Desene bitpazarına nur yağacak!
Desene Batmanlı Memmed yetmedi Angaralı Ali’de lazım!
Tefeciler para/kredi yollarsa faizlerin düşüşünü, dövizin stabiletesini, piyasaların normalleşmesini, konut kredilerinde düşük faizi, hazine garantili kobi kredilerini,
Ve (duy Hakan) emeklilere, işçilere iki kat zammı
Yakında duyarız!!
Başkan bir dahi seçilmenin, mümkünse ebed müddet de seçilmenin yasal yolunu bulur, anayasa değiştirerek!
Bizim başkan işi biliyor! Kürtleri de yanına alıyor nasılsa! (Baksana Leyla Zana’dan sınıra Ahmet Türk de tekrarlamış: ‘Kürt sorunu güçlü bir liderle çözülür. O lider devletin kılcal damarlarına dahi nüfuz eder. O lider Erdoğan’dır.’)
Ne bilsin beyinleri kayyımlılar! Barış geliyo silahlar susuyo babaaa!!!
Kürtler kurnaz! Takiyyenin kralını yapıyorlar!
Biliyorlar ki Erdoğan dışardan büyük destek alıyor. Seçim için
içeride kendilerine muhtaç! O halde zaman bu zaman!
Özal ile Erdoğan arasında bir fark var, Özal bu işi çözecekken dışarısı müsait içerisi hazırlıklı değildi, Özal hal edildi!
Erdoğan’ın şansı içerisi de müsait hale geldi Derinlerin elinde bi iki küçük ırkçı parti kaldı, o da yetmez!
Çözer mi?
Teorik bakıyorum.
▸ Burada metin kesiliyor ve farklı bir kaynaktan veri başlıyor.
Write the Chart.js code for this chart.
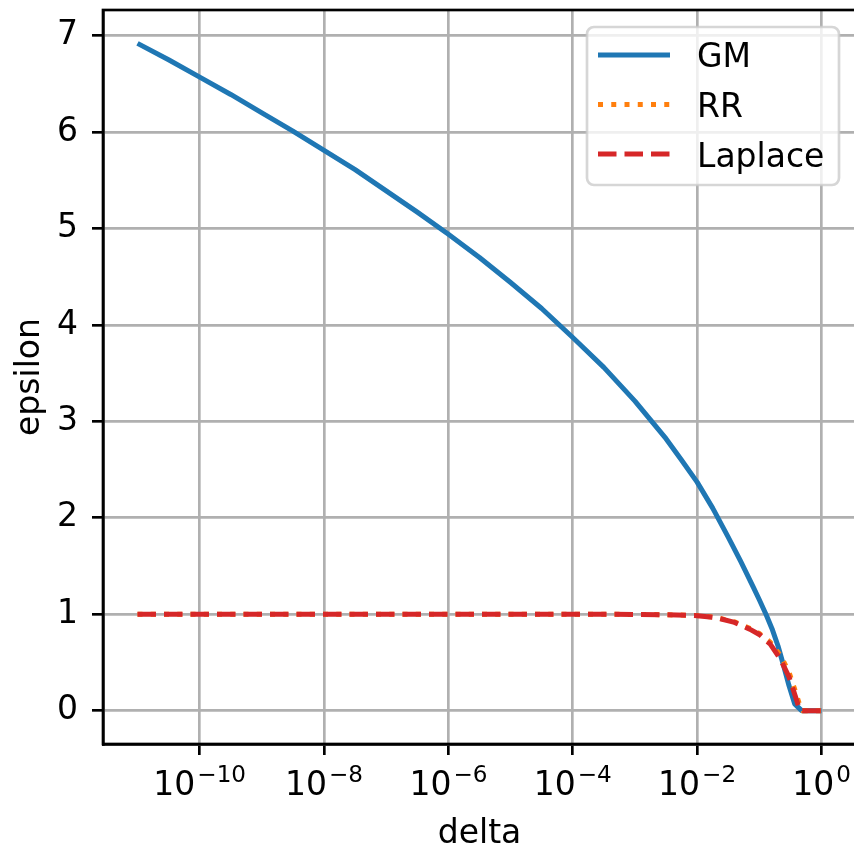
<!DOCTYPE html>
<html>
<head>
<meta charset="utf-8">
<script src="https://cdn.jsdelivr.net/npm/chart.js@4"></script>
<style>
  html, body { margin: 0; padding: 0; background: #fff; overflow: hidden; width: 854px; height: 848px; }
  canvas { display: block; }
</style>
</head>
<body>
<canvas id="myChart" width="860" height="848"></canvas>
<script>
'use strict';

// DATA
let gmDelta = [1e-11, 3.16e-11, 1e-10, 3.16e-10, 1e-9, 3.16e-9, 1e-8, 3.16e-8, 1e-7, 3.16e-7, 1e-6, 3.16e-6,
  1e-5, 3.16e-5, 1e-4, 3.16e-4, 1e-3, 3.16e-3, 5.6e-3, 1e-2, 0.0178, 0.0316, 0.05, 0.08, 0.1, 0.13, 0.16, 0.2,
  0.25, 0.3, 0.37, 0.48, 1];
let gmEps = [6.92, 6.75, 6.57, 6.39, 6.20, 6.01, 5.81, 5.61, 5.39, 5.17, 4.94, 4.70,
  4.44, 4.17, 3.87, 3.56, 3.21, 2.82, 2.60, 2.37, 2.10, 1.80, 1.55, 1.28, 1.15, 0.99, 0.85, 0.67,
  0.45, 0.26, 0.07, 0, 0];

let rrDelta = [1e-11, 1e-4, 1e-3, 3e-3, 1e-2, 0.02, 0.04, 0.07, 0.1, 0.15, 0.22, 0.3, 0.38, 0.45, 0.5, 1];
let rrEps = [1, 1, 0.998, 0.995, 0.987, 0.968, 0.92, 0.855, 0.80, 0.71, 0.57, 0.40, 0.20, 0.05, 0, 0];

let lapDelta = [1e-11, 1e-4, 1e-3, 3e-3, 1e-2, 0.02, 0.04, 0.07, 0.1, 0.15, 0.22, 0.3, 0.38, 0.45, 1];
let lapEps = [1, 1, 0.998, 0.994, 0.985, 0.965, 0.915, 0.845, 0.79, 0.69, 0.53, 0.35, 0.15, 0, 0];

let seriesNames = ['GM', 'RR', 'Laplace'];
let xTickExps = [-10, -8, -6, -4, -2, 0];
let yTicks = [0, 1, 2, 3, 4, 5, 6, 7];

// STYLE
const FONT = 'DejaVu Sans';
const FS = 33;
const LW = 5;
const SPINE = 2.67;

function toPoints(xs, ys) {
  let pts = [];
  for (let i = 0; i < xs.length; i++) {
    pts.push({ x: xs[i], y: ys[i] });
  }
  return pts;
}

// frame: top/right spines (left/bottom come from the scales)
const framePlugin = {
  id: 'frame',
  afterDatasetsDraw(chart) {
    const a = chart.chartArea;
    const ctx = chart.ctx;
    ctx.save();
    ctx.strokeStyle = '#000';
    ctx.lineWidth = SPINE;
    ctx.strokeRect(a.left, a.top, a.right - a.left, a.bottom - a.top);
    ctx.restore();
  }
};

// x tick labels as 10^n, axis titles
const labelPlugin = {
  id: 'labels',
  afterDraw(chart) {
    const ctx = chart.ctx;
    const xs = chart.scales.x;
    const a = chart.chartArea;
    ctx.save();
    ctx.fillStyle = '#000';
    ctx.textBaseline = 'alphabetic';
    ctx.textAlign = 'left';
    for (let i = 0; i < xTickExps.length; i++) {
      let px = xs.getPixelForValue(Math.pow(10, xTickExps[i]));
      let exp = xTickExps[i] < 0 ? '\u2212' + Math.abs(xTickExps[i]) : String(xTickExps[i]);
      ctx.font = FS + 'px "' + FONT + '"';
      let wb = ctx.measureText('10').width;
      ctx.font = (FS * 0.7) + 'px "' + FONT + '"';
      let we = ctx.measureText(exp).width;
      let start = px - (wb + 2 + we) / 2;
      ctx.font = FS + 'px "' + FONT + '"';
      ctx.fillText('10', start, 795);
      ctx.font = (FS * 0.7) + 'px "' + FONT + '"';
      ctx.fillText(exp, start + wb + 2, 782);
    }
    ctx.font = FS + 'px "' + FONT + '"';
    ctx.textAlign = 'center';
    ctx.fillText('delta', (a.left + a.right) / 2, 843);
    ctx.translate(39, (a.top + a.bottom) / 2);
    ctx.rotate(-Math.PI / 2);
    ctx.fillText('epsilon', 0, 0);
    ctx.restore();
  }
};

// legend box in the upper right corner
const legendPlugin = {
  id: 'boxLegend',
  afterDraw(chart) {
    const ctx = chart.ctx;
    const x0 = 587, y0 = 27, w = 252, h = 158, r = 7;
    ctx.save();
    ctx.beginPath();
    ctx.roundRect(x0, y0, w, h, r);
    ctx.fillStyle = 'rgba(255,255,255,0.8)';
    ctx.fill();
    ctx.strokeStyle = 'rgba(204,204,204,0.8)';
    ctx.lineWidth = SPINE;
    ctx.stroke();
    let rows = [55, 104.5, 154];
    let bases = [66.5, 116.5, 166.5];
    chart.data.datasets.forEach((ds, i) => {
      ctx.beginPath();
      ctx.strokeStyle = ds.borderColor;
      ctx.lineWidth = ds.borderWidth;
      ctx.setLineDash(ds.borderDash || []);
      ctx.lineCap = 'butt';
      ctx.moveTo(598, rows[i]);
      ctx.lineTo(670, rows[i]);
      ctx.stroke();
      ctx.setLineDash([]);
      ctx.fillStyle = '#000';
      ctx.font = FS + 'px "' + FONT + '"';
      ctx.textAlign = 'left';
      ctx.textBaseline = 'alphabetic';
      ctx.fillText(ds.label, 697, bases[i]);
    });
    ctx.restore();
  }
};

const data = {
  datasets: [{
    label: seriesNames[0],
    data: toPoints(gmDelta, gmEps),
    borderColor: '#1f77b4',
    borderWidth: LW,
    order: 2
  },
  {
    label: seriesNames[1],
    data: toPoints(rrDelta, rrEps),
    borderColor: '#ff7f0e',
    borderWidth: LW,
    borderDash: [LW * 1, LW * 1.65],
    order: 1
  },
  {
    label: seriesNames[2],
    data: toPoints(lapDelta, lapEps),
    borderColor: '#d62728',
    borderWidth: LW,
    borderDash: [LW * 3.7, LW * 1.6],
    order: 0
  }]
};

const config = {
  type: 'line',
  data: data,
  plugins: [framePlugin, labelPlugin, legendPlugin],
  options: {
    responsive: false,
    animation: false,
    devicePixelRatio: 1,
    layout: { padding: { top: 10, right: 4, left: 0, bottom: 0 } },
    elements: {
      point: { radius: 0 },
      line: { tension: 0, fill: false, borderCapStyle: 'butt', borderJoinStyle: 'round' }
    },
    plugins: {
      legend: { display: false },
      tooltip: { enabled: false }
    },
    scales: {
      x: {
        type: 'logarithmic',
        min: Math.pow(10, -11.555),
        max: Math.pow(10, 0.555),
        afterBuildTicks: (scale) => {
          scale.ticks = xTickExps.map(e => ({ value: Math.pow(10, e) }));
        },
        afterFit: (scale) => {
          scale.height = 104;
          scale.paddingLeft = 0;
          scale.paddingRight = 0;
        },
        ticks: { autoSkip: false, maxRotation: 0, callback: () => '' },
        grid: { color: '#b0b0b0', lineWidth: 2.67, drawTicks: true, tickLength: 11, tickColor: '#000', tickWidth: SPINE },
        border: { display: true, color: '#000', width: SPINE }
      },
      y: {
        type: 'linear',
        min: -0.346,
        max: 7.266,
        afterBuildTicks: (scale) => {
          scale.ticks = yTicks.map(v => ({ value: v }));
        },
        afterFit: (scale) => {
          scale.width = 103;
          scale.paddingTop = 0;
          scale.paddingBottom = 0;
        },
        ticks: {
          color: '#000',
          padding: 14,
          font: { family: FONT, size: FS },
          callback: (v) => String(v)
        },
        grid: { color: '#b0b0b0', lineWidth: 2.67, drawTicks: true, tickLength: 11, tickColor: '#000', tickWidth: SPINE },
        border: { display: true, color: '#000', width: SPINE }
      }
    }
  }
};

let canvasChart = document.getElementById('myChart');
const myChart = new Chart(canvasChart, config);
</script>
</body>
</html>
Çözerse siyasi hayatı biter çünkü başta AKP’li Türkleri ikna edemez Çözemezse Suriye’de büyük kaybeder.
O halde sorunu halının altına sür, oyala, sürece yay, yeni anayasayla yapılacak seçim sonrasına ertele..
Teorik bakışa devam.
Türkiye’de Kürt sorunu, Kıbrıs sorunu, Hanefi diyanet sorunu, insan hakları sorunu, Türk milleti tanımı, eğitim sorunu gibi kurucu felsefeye dayalı sorunları
İktidarlar çözemez! Atatürk’ün elde ettiği güç başka liderlerde olmadı. Olduğunu zannedenler hal edildi.
Erdoğan kendinde o gücü görmüyor! Yahut tam görmüyor!
Büyük partileri toplayıp konsensüs da aramıyor. Bürokrasiyi ikna edemiyor. Baksanıza bürokrasinin tümüyle teslim olduğunu sanmıyorum, CHP’ye akan bilgiler, iktidarın hukuk yoluyla kurduğu baskı bunu gösteriyor.
İktidar medyası yeterli olmuyor. Bir iki muhalif medya susturuluyor, bir kaç muhalif gazeteci içeri ayılıyor, iktidara be sermayeye dayanmayan kanallara kayyım atanıyor!..
İktisattaki ‘yaratıcı ölüm’ prensibi siyasette de geçerlidir.
Yeni bir teknoloji eskileri öldürür. Arada kan gövdeyi götürür, darbeler olur, hükümetler değişir falan ama yeni hep kazanır..
Osmanlı cumhuriyete bu nedenle yenildi!..
Bunu Kürt sorunu gibi temel bir soruna uyarlayalım. Kim bunu çözerse eskide kalır. Ama sorunun çözülmesi de şarttır. Kavga gürültü bu sürecin ürünü..
Korkum o ki, sorunu devlet sorunu, kurucu irade sorunu, varlık sebebi görenler
Urfa Suruç ve Ankara gar katliamı için girişim yapar! Yani eskiler hemen teslim olmaz, hem direnir.. çünkü bunlar için sorun beka (varlık yokluk) sorunudur..
Siyaset kahvelerde, tv dizilerinde, evlerde, iş yerlerinde yapılmaz!
Siyaset devlet içinde yapılır. Siyasetin mekanı devlettir.
Burda yönetim kademesinde olanlarda aranan şartlara/vasıflara bakılır! Türkiye örneğinde aranan vasıflar yoktur. Çünkü herkesin dilindeki talep liyakat, ehliyet, adalet, özgürlük.
Nerde demokrasi varsa orda da liderde aranan vasıflar yoktur. Çünkü demokrasilerde kurumlar, sistem vardır, yöneticilik dediğin idareciliğe dönüşmüştür.